8The Tree of Life (New York: Viking Press, 1942), p.263.
At the other end of the spectrum were the Egyptians. Their religion was saturated with a belief in the afterlife. The Egyptians believed the dead go to a territory ruled by Osiris, where a person must give an account of his good and bad deeds. Behind this was the Osiris legend, which tells how the the benevolent ruler Osiris was killed by his wicked brother Seth, who cut his body into pieces. His wife, Isis, searched for his dismembered body and restored it to life. Eventually Osiris descended into the underworld as the judge of the dead. His son, Horus, avenged his father's death by killing Seth. Subsequently the myth of Osiris' death and resurrection stimulated the Egyptians' hope for immortality. For Osiris, life won over death; good won over evil. So the Egyptian reasoned the same could happen to him.

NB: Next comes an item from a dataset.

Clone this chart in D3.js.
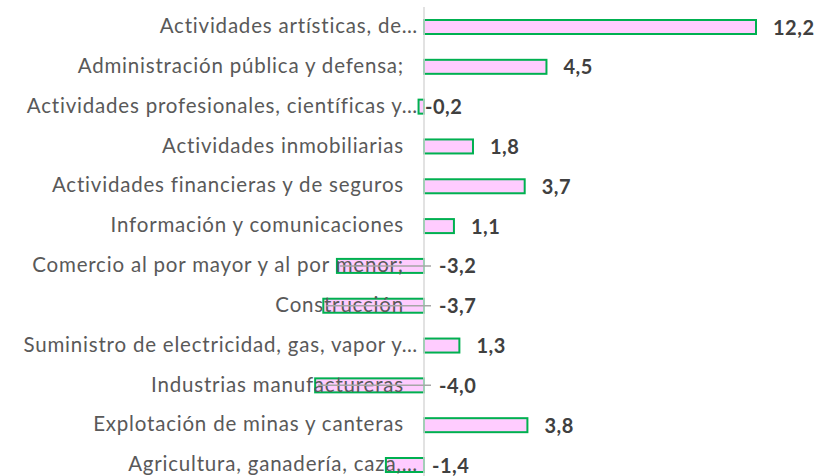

At this point, however, we meet another basic contrast between Egyptian religion and biblical faith. The Old Testament affirms that, at least for the religious, life continues after physical death (confer PSALM 49:15; PROVERBS 14:32; ISAIAH 57:2). So in the biblical faith there is an afterlife for everyone who is faithful to God, whether that person is king or slave. The Egyptian religion was obsessed with the afterlife; but this afterlife was only for the pharaoh and his high-ranking officials. The Bible teaches that no man has a special claim on the presence of God, and no man is exempt from God's moral law. In essence, the difference boils down to a religion for the king (pagan) versus a faith for all believers (biblical).